In the comics, the Court of Owls is introduced as an Illuminati-style outfit consisting of the wealthiest families of Gotham City, who work together to ensure they stay in control. Not only do they utilize their political influence to remain on top, they also have their own assassins, referred to as Talons, to eliminate any enemies who oppose them. "The Batman" lays the seeds for a future Court of Owls appearance as it tackles the influence of Gotham's elite. Part of the Riddler's main objective is to break the power dynamic they preside over, which has been made concrete by many generations of wealthy families — basically, the Court of Owls. Hmm ... who really is the villain in this story?
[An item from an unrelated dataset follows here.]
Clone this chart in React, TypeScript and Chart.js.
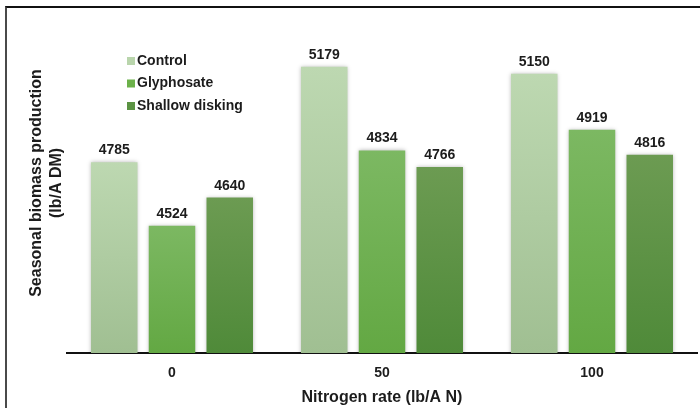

Until the Court debuts in the film universe, fans are also able to find out more about this group in the "Gotham Knights" video game.


On the surface, "Batman: Shaman" by Dennis O'Neil, John Beatty, and Ed Hannigan seems to be the total opposite of "The Batman." Kicking off in 1989, this five-issue arc follows Batman as he investigates a case bursting with rituals, human sacrifices, and a healthy dose of mysticism. This isn't the grounded take that "The Batman" offers, where the only magical component is how the Riddler managed to accumulate so many subscribers to his channel without a proper SEO strategy.

Yet the influence of "Shaman" on "The Batman" is very real, as Robert Pattinson revealed to Entertainment Weekly. He explained how it helped him understand how the Batsuit could command an almost mythical power, and why the police would allow a masked vigilante to examine a crime scene. "I thought, it's kind of [like] he's a witch doctor more than anything else," Pattinson said. "And the more you get it right, the more the police believe him, and so they start letting him into crime scenes and stuff."